E. Jean Carroll, the former Elle columnist who sued Trump for defamation after he denied raping her in a department store dressing room in the 1990s, wants to include as evidence the 2005 video of Trump bragging to “Access Hollywood” host Billy Bush about groping women.
“I don’t even wait,” Trump is heard saying on the tape, which came to light during the 2016 presidential race. “I just start kissing them. It’s like a magnet. Just kiss. I don’t even wait. And when you’re a star they let you do it. You can do anything, grab them by the p—-, you can do anything.”
Trump’s attorney, Alina Habba, said in a filing with the court late Thursday that the “Access Hollywood” tape shares no unique characteristics to the Carroll case.
“The conduct described on the Tape, which Defendant denies ever actually occurred, were made ten years after the purported incident took place and does not reflect the type of unique and distinctive conduct that can be ‘ear-mark[ed] … as the handiwork’ of Defendant to isolate him as the only person that could have possibly committed these acts,” Habba wrote.
“Plaintiff, in continuing her unabashed demand to admit the Tape, has made it clear that she wishes to convert this trial into a referendum on Plaintiff’s character and distract the jury from determining the merits of the controlling issues of this case,” wrote Habba.
Carroll’s attorney, Roberta Kaplan, has argued that the recording is evidence of a pattern of Trump’s behavior.
“On the tape, Trump described the precise conduct that he engaged in here with respect to Carroll,” Kaplan alleged in a filing last month. “He didn’t wait before he kissed Carroll. He didn’t wait before he grabbed her vagina.

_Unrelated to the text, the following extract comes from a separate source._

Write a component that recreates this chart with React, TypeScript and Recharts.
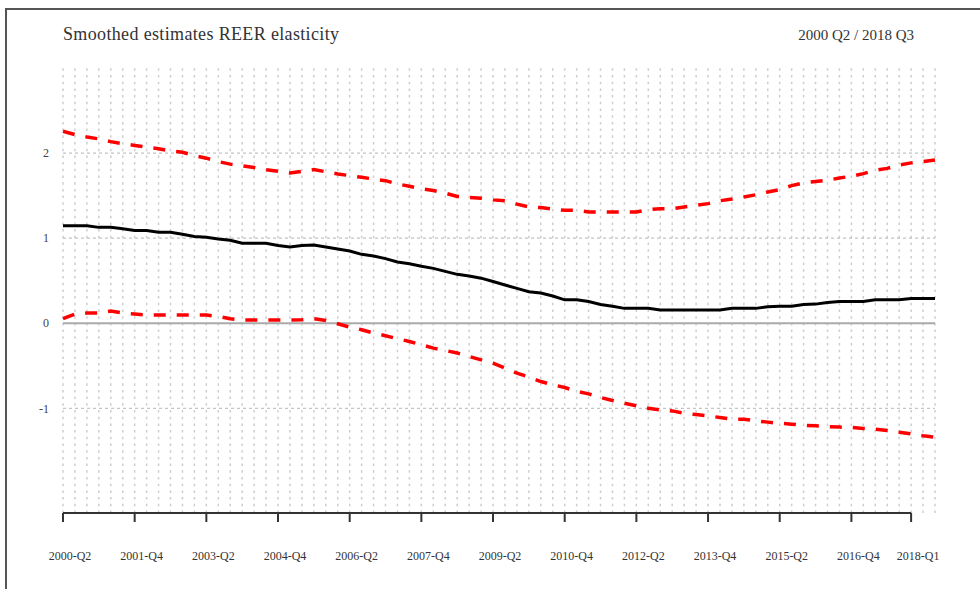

And he acted throughout the encounter as if he was entitled to do whatever he pleased with Carroll.”
The trial is scheduled to start April 25, although a pending decision in a Washington, D.C., court could halt the case if it’s determined that Trump was acting in his official capacity as president when he denied Carroll’s rape claim.
Last November, Carroll filed a separate lawsuit against Trump alleging defamation and battery under a New York law that allows alleged adult sex assault victims to bring claims otherwise barred by the passage of time.
Judge Lewis Kaplan, who is overseeing both cases, has said he is still deciding whether the trials will be combined.